Yes things are getting fiercer,whether it is saboteurs or Uke is on the move . It is still a fine line – EU citizens do not want more mad crazed ideological kulaks wandering through their nice streets. Russians that visited had money to spend , Ukes are beggars.

    I’m not sure I know who is a saboteur there and who is for real and who purchases what kind of protesters.
    They had a nationalist president who turned out to be a crook and deflated. Now they have a pro-Russian president, also a crook.

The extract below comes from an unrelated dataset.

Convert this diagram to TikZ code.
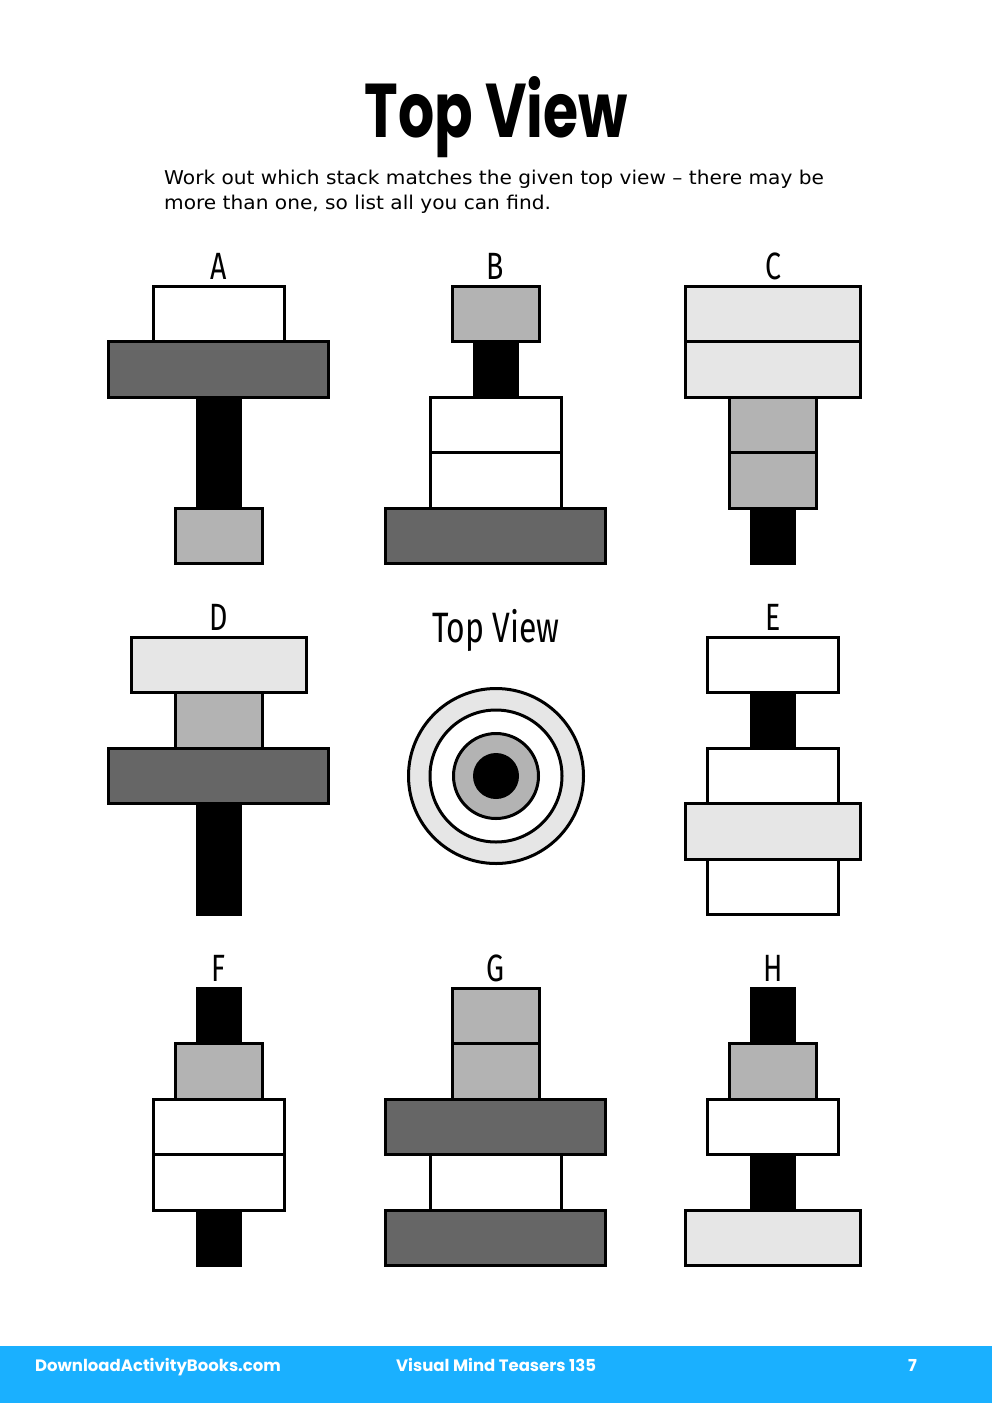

What’s next?

      Spiny Norman in reply to edgeofthesandbox. | January 23, 2014 at 1:16 am

      Russian Army “invited” in to “restore order”?

      BannedbytheGuardian in reply to edgeofthesandbox. | January 23, 2014 at 1:53 am

      The answer is blowin in the wind my friend .

      The bottom line is that Ukrainians are quite poor & should not be .i know very well how Russians were sent back to being peasants under Yeltsin & then some became mega rich but overall there were improvements after Putin.

      The EU wants Ukraine but the European people do not. Poland provides all the white cheap respectable labour they need. Uke’s only bargaining chip is having the gas lines run through it .

      Btw a similar situation is happening in Thailand . Both have very good looking women so maybe that is the problem .

      Eh, they’re all a bunch of crazy anti-semites anyway, right “Edgeofthesandbox”? Might as well let ’em burn…..

        You are awfully sensitive. Why is that?
        I wrote a post siding with moderate nationalist sentiment in Ukraine. As it happens, Ukraine has a long bloody history with anti-Semitism, and that has to be acknowledged. I said that contemporary anti-Semitism in Ukraine now is not what you’d expect it to be, and that even Svoboda has bigger fish to fry.